Gather all lines in the entries that include the word "this".

┌────────

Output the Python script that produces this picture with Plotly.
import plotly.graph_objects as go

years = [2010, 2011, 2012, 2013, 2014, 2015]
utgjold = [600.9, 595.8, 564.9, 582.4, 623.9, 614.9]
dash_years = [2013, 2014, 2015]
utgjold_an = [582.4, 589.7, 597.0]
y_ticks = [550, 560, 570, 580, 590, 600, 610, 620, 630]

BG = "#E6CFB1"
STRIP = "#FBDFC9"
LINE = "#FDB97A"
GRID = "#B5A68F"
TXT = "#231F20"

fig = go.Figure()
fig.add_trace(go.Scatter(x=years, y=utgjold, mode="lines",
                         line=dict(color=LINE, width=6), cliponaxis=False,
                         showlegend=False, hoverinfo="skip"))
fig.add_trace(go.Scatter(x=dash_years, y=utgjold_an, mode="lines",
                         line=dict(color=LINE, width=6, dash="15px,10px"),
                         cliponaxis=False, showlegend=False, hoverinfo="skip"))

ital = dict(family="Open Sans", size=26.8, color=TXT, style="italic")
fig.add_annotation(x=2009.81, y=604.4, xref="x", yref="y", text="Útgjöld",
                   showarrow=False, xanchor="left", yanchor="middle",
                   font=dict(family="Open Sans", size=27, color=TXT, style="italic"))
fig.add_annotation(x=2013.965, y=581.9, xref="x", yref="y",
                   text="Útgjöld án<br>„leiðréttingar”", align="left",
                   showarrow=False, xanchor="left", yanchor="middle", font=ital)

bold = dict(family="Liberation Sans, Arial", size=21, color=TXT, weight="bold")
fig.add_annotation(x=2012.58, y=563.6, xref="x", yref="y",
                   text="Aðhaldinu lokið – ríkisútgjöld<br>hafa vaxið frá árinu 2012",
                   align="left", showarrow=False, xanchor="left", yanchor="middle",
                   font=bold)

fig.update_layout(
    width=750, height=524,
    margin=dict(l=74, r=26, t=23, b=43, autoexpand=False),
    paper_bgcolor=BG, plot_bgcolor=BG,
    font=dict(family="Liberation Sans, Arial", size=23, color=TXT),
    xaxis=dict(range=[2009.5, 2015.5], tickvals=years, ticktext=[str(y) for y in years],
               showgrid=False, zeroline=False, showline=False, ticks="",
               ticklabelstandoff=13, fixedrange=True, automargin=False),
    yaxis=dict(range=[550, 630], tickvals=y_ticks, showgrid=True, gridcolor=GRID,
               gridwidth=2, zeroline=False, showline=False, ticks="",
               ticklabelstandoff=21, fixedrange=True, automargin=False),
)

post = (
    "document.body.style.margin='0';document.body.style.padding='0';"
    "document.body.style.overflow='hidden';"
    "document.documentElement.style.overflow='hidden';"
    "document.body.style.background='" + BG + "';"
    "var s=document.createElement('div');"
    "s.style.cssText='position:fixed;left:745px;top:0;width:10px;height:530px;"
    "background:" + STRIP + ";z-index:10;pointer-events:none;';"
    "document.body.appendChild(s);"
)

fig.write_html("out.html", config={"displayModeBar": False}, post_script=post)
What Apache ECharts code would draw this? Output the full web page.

└────────

▶ [THE REPLY]:
Output the Python script that produces this picture with Plotly.
What Apache ECharts code would draw this? Output the full web page.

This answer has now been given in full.